Figure scripts:
::::::::::

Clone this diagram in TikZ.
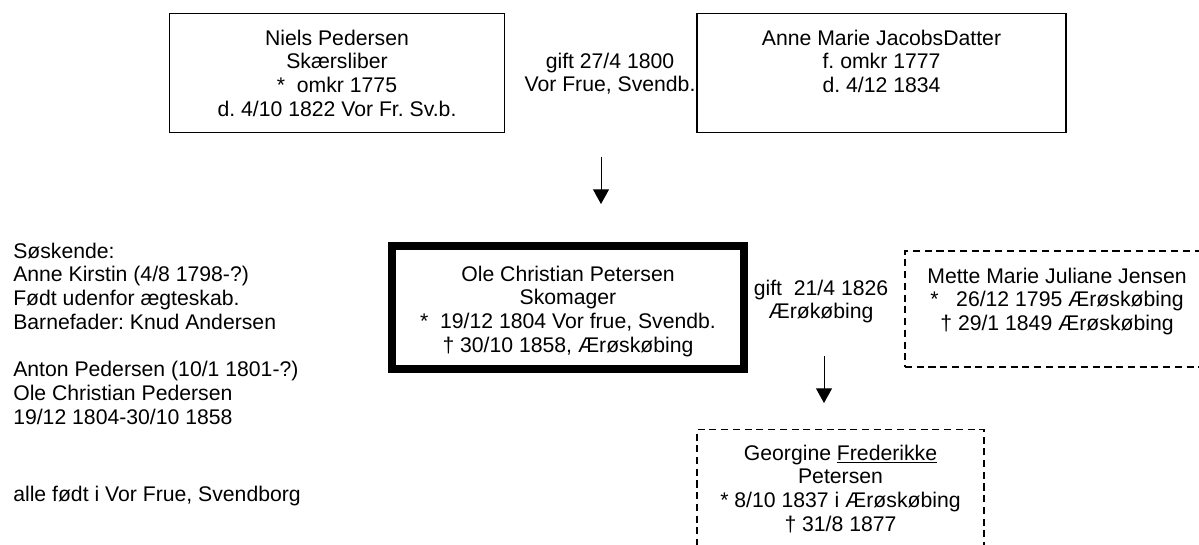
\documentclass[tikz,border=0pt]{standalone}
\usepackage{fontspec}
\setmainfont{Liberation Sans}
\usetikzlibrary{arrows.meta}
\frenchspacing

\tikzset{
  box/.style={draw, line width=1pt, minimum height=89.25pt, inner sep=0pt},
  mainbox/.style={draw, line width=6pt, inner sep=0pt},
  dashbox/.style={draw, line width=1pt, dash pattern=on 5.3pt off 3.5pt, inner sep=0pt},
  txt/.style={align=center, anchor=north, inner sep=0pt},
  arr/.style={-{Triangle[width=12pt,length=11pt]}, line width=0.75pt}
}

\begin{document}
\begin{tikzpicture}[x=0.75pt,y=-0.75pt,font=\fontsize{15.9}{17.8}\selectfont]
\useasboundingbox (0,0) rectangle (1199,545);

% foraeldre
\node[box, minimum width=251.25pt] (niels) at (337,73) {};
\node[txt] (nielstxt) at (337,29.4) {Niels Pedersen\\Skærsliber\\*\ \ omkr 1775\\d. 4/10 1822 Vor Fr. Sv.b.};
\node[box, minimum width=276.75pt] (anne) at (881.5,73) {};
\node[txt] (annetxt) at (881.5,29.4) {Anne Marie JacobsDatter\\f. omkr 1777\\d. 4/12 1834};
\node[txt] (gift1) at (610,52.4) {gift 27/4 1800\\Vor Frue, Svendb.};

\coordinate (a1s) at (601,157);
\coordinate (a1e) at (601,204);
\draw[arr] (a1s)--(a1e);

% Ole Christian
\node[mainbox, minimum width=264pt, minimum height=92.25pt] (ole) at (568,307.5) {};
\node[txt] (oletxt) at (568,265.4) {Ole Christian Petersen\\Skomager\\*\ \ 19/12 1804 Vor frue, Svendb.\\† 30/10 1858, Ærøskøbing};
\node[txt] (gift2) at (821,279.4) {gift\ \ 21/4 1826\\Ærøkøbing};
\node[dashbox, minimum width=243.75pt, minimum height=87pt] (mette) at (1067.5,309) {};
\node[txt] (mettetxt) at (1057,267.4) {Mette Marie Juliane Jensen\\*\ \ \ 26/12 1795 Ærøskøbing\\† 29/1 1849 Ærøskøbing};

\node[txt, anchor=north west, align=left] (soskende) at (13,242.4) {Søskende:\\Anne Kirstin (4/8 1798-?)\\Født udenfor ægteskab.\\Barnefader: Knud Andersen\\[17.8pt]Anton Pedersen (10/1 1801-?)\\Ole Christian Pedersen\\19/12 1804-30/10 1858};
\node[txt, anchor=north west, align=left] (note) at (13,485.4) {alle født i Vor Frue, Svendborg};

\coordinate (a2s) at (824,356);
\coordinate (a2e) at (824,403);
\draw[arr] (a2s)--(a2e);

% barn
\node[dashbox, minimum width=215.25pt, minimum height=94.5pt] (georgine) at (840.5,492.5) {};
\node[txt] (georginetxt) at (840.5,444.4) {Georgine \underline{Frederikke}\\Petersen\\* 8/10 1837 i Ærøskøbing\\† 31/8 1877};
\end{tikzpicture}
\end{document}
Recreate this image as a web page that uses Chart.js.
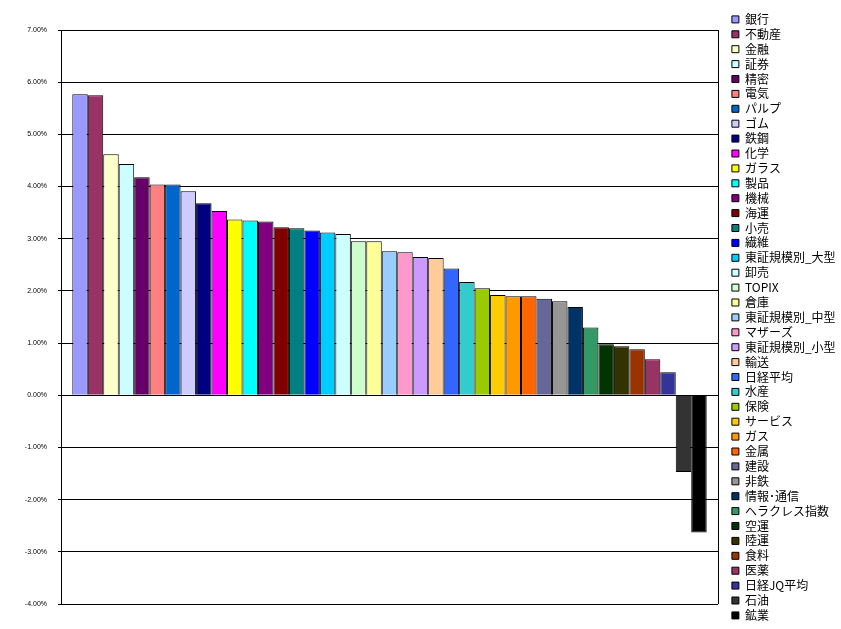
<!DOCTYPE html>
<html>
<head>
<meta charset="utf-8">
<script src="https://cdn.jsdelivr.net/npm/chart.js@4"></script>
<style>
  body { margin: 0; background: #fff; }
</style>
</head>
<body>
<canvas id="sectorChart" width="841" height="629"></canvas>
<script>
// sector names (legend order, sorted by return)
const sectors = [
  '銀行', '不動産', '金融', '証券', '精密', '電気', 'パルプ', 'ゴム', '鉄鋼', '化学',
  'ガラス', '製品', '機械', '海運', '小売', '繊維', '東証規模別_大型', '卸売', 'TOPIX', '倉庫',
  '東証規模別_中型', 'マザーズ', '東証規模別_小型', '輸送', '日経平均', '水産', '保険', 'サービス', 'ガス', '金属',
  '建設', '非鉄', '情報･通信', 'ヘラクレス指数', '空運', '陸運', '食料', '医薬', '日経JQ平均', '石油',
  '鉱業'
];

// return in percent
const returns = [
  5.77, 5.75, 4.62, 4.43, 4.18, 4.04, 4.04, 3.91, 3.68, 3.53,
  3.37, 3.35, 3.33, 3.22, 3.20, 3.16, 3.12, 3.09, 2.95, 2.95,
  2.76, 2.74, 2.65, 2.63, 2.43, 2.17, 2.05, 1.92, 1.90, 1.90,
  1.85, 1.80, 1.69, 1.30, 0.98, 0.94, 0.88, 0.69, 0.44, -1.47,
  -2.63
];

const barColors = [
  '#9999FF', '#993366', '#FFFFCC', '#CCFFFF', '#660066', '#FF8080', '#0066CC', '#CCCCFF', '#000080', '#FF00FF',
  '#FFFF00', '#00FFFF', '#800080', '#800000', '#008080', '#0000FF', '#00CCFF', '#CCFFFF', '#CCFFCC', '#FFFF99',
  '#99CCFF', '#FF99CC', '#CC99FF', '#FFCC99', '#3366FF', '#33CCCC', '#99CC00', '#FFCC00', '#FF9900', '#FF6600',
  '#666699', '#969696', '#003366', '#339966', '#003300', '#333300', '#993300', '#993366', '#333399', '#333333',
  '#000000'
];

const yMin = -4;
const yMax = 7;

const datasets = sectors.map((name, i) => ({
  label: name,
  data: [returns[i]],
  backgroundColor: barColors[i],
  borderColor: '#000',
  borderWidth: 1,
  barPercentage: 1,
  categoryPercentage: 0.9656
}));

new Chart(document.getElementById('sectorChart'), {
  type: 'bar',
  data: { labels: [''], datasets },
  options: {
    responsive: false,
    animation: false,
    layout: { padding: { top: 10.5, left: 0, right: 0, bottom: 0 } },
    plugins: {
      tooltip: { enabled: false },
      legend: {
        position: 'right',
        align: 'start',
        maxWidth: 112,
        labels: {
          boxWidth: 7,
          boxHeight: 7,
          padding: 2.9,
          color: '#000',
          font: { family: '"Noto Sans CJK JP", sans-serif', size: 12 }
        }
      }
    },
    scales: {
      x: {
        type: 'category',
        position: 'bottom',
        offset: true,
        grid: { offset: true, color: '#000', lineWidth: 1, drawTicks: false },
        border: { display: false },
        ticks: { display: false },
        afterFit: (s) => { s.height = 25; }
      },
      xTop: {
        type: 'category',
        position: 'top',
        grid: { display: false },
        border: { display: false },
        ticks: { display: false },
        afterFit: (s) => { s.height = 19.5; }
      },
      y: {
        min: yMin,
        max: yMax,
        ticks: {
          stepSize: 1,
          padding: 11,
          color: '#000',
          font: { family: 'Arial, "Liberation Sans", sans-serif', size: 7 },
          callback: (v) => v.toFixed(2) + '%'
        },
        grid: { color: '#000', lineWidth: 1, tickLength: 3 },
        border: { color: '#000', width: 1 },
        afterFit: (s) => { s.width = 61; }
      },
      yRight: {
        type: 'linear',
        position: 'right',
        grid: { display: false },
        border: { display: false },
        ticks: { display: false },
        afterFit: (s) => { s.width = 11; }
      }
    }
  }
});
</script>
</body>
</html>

::::::::::

Retype each line of the listing above word for word. Exclude the pictures.

Answer to the problem -
Clone this diagram in TikZ.
\documentclass[tikz,border=0pt]{standalone}
\usepackage{fontspec}
\setmainfont{Liberation Sans}
\usetikzlibrary{arrows.meta}
\frenchspacing

\tikzset{
  box/.style={draw, line width=1pt, minimum height=89.25pt, inner sep=0pt},
  mainbox/.style={draw, line width=6pt, inner sep=0pt},
  dashbox/.style={draw, line width=1pt, dash pattern=on 5.3pt off 3.5pt, inner sep=0pt},
  txt/.style={align=center, anchor=north, inner sep=0pt},
  arr/.style={-{Triangle[width=12pt,length=11pt]}, line width=0.75pt}
}

\begin{document}
\begin{tikzpicture}[x=0.75pt,y=-0.75pt,font=\fontsize{15.9}{17.8}\selectfont]
\useasboundingbox (0,0) rectangle (1199,545);

% foraeldre
\node[box, minimum width=251.25pt] (niels) at (337,73) {};
\node[txt] (nielstxt) at (337,29.4) {Niels Pedersen\\Skærsliber\\*\ \ omkr 1775\\d. 4/10 1822 Vor Fr. Sv.b.};
\node[box, minimum width=276.75pt] (anne) at (881.5,73) {};
\node[txt] (annetxt) at (881.5,29.4) {Anne Marie JacobsDatter\\f. omkr 1777\\d. 4/12 1834};
\node[txt] (gift1) at (610,52.4) {gift 27/4 1800\\Vor Frue, Svendb.};

\coordinate (a1s) at (601,157);
\coordinate (a1e) at (601,204);
\draw[arr] (a1s)--(a1e);

% Ole Christian
\node[mainbox, minimum width=264pt, minimum height=92.25pt] (ole) at (568,307.5) {};
\node[txt] (oletxt) at (568,265.4) {Ole Christian Petersen\\Skomager\\*\ \ 19/12 1804 Vor frue, Svendb.\\† 30/10 1858, Ærøskøbing};
\node[txt] (gift2) at (821,279.4) {gift\ \ 21/4 1826\\Ærøkøbing};
\node[dashbox, minimum width=243.75pt, minimum height=87pt] (mette) at (1067.5,309) {};
\node[txt] (mettetxt) at (1057,267.4) {Mette Marie Juliane Jensen\\*\ \ \ 26/12 1795 Ærøskøbing\\† 29/1 1849 Ærøskøbing};

\node[txt, anchor=north west, align=left] (soskende) at (13,242.4) {Søskende:\\Anne Kirstin (4/8 1798-?)\\Født udenfor ægteskab.\\Barnefader: Knud Andersen\\[17.8pt]Anton Pedersen (10/1 1801-?)\\Ole Christian Pedersen\\19/12 1804-30/10 1858};
\node[txt, anchor=north west, align=left] (note) at (13,485.4) {alle født i Vor Frue, Svendborg};

\coordinate (a2s) at (824,356);
\coordinate (a2e) at (824,403);
\draw[arr] (a2s)--(a2e);

% barn
\node[dashbox, minimum width=215.25pt, minimum height=94.5pt] (georgine) at (840.5,492.5) {};
\node[txt] (georginetxt) at (840.5,444.4) {Georgine \underline{Frederikke}\\Petersen\\* 8/10 1837 i Ærøskøbing\\† 31/8 1877};
\end{tikzpicture}
\end{document}
Recreate this image as a web page that uses Chart.js.
<!DOCTYPE html>
<html>
<head>
<meta charset="utf-8">
<script src="https://cdn.jsdelivr.net/npm/chart.js@4"></script>
<style>
  body { margin: 0; background: #fff; }
</style>
</head>
<body>
<canvas id="sectorChart" width="841" height="629"></canvas>
<script>
// sector names (legend order, sorted by return)
const sectors = [
  '銀行', '不動産', '金融', '証券', '精密', '電気', 'パルプ', 'ゴム', '鉄鋼', '化学',
  'ガラス', '製品', '機械', '海運', '小売', '繊維', '東証規模別_大型', '卸売', 'TOPIX', '倉庫',
  '東証規模別_中型', 'マザーズ', '東証規模別_小型', '輸送', '日経平均', '水産', '保険', 'サービス', 'ガス', '金属',
  '建設', '非鉄', '情報･通信', 'ヘラクレス指数', '空運', '陸運', '食料', '医薬', '日経JQ平均', '石油',
  '鉱業'
];

// return in percent
const returns = [
  5.77, 5.75, 4.62, 4.43, 4.18, 4.04, 4.04, 3.91, 3.68, 3.53,
  3.37, 3.35, 3.33, 3.22, 3.20, 3.16, 3.12, 3.09, 2.95, 2.95,
  2.76, 2.74, 2.65, 2.63, 2.43, 2.17, 2.05, 1.92, 1.90, 1.90,
  1.85, 1.80, 1.69, 1.30, 0.98, 0.94, 0.88, 0.69, 0.44, -1.47,
  -2.63
];

const barColors = [
  '#9999FF', '#993366', '#FFFFCC', '#CCFFFF', '#660066', '#FF8080', '#0066CC', '#CCCCFF', '#000080', '#FF00FF',
  '#FFFF00', '#00FFFF', '#800080', '#800000', '#008080', '#0000FF', '#00CCFF', '#CCFFFF', '#CCFFCC', '#FFFF99',
  '#99CCFF', '#FF99CC', '#CC99FF', '#FFCC99', '#3366FF', '#33CCCC', '#99CC00', '#FFCC00', '#FF9900', '#FF6600',
  '#666699', '#969696', '#003366', '#339966', '#003300', '#333300', '#993300', '#993366', '#333399', '#333333',
  '#000000'
];

const yMin = -4;
const yMax = 7;

const datasets = sectors.map((name, i) => ({
  label: name,
  data: [returns[i]],
  backgroundColor: barColors[i],
  borderColor: '#000',
  borderWidth: 1,
  barPercentage: 1,
  categoryPercentage: 0.9656
}));

new Chart(document.getElementById('sectorChart'), {
  type: 'bar',
  data: { labels: [''], datasets },
  options: {
    responsive: false,
    animation: false,
    layout: { padding: { top: 10.5, left: 0, right: 0, bottom: 0 } },
    plugins: {
      tooltip: { enabled: false },
      legend: {
        position: 'right',
        align: 'start',
        maxWidth: 112,
        labels: {
          boxWidth: 7,
          boxHeight: 7,
          padding: 2.9,
          color: '#000',
          font: { family: '"Noto Sans CJK JP", sans-serif', size: 12 }
        }
      }
    },
    scales: {
      x: {
        type: 'category',
        position: 'bottom',
        offset: true,
        grid: { offset: true, color: '#000', lineWidth: 1, drawTicks: false },
        border: { display: false },
        ticks: { display: false },
        afterFit: (s) => { s.height = 25; }
      },
      xTop: {
        type: 'category',
        position: 'top',
        grid: { display: false },
        border: { display: false },
        ticks: { display: false },
        afterFit: (s) => { s.height = 19.5; }
      },
      y: {
        min: yMin,
        max: yMax,
        ticks: {
          stepSize: 1,
          padding: 11,
          color: '#000',
          font: { family: 'Arial, "Liberation Sans", sans-serif', size: 7 },
          callback: (v) => v.toFixed(2) + '%'
        },
        grid: { color: '#000', lineWidth: 1, tickLength: 3 },
        border: { color: '#000', width: 1 },
        afterFit: (s) => { s.width = 61; }
      },
      yRight: {
        type: 'linear',
        position: 'right',
        grid: { display: false },
        border: { display: false },
        ticks: { display: false },
        afterFit: (s) => { s.width = 11; }
      }
    }
  }
});
</script>
</body>
</html>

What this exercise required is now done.